Sr. Frederica Horvath emigrated to the United States from Hungary and in 1926 founded the Sisters of Social Service in Los Angeles. The mission of the religious community was to share in the social mission of the Church by addressing the needs and challenges of those struggling individuals and families living in poverty. We have always had a special emphasis on women and children living on the margins.
In 1936, Bishop Robert Armstrong invited the Sisters of Social Service to Sacramento to develop “innovative programs” for children at the Leland Stanford Mansion.
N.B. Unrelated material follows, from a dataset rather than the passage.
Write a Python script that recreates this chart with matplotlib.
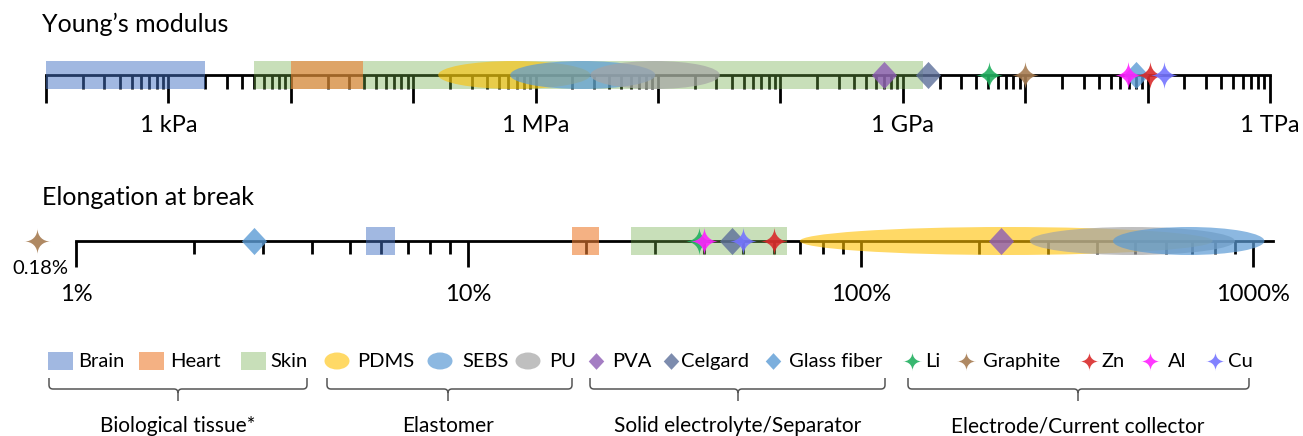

Formerly called the Stanford and Lathrop Memorial Home for Friendless Children, it had been an orphanage run by the Sisters of Mercy since 1900. After the Sisters of Social Service restored the physical space to welcome new youth, it was established as a residence for girls who were wards of the court and needed ongoing support. As the years went by, the Sisters developed and improved upon this residential program for girls, and later boys, who were unable to live in their own homes, even overseeing several group homes off-site. Sisters not only provided a home with educational, psychological and spiritual support, but also all of the necessary social services for at-risk youth and youth from troubled homes. Youth were encouraged to learn, grow, change, and become adults with a strong sense of identity, equipped for success in the world.
In 1942, the sisters branched off to form the Catholic Social Services Auxiliary Group, a precursor to the Catholic Charities that exists today. They were tireless in their efforts to support the poor through service…but also in their creative fundraising efforts that included fashion shows and champagne brunches. In the early days of their efforts, admissions to each was a whopping fifty cents!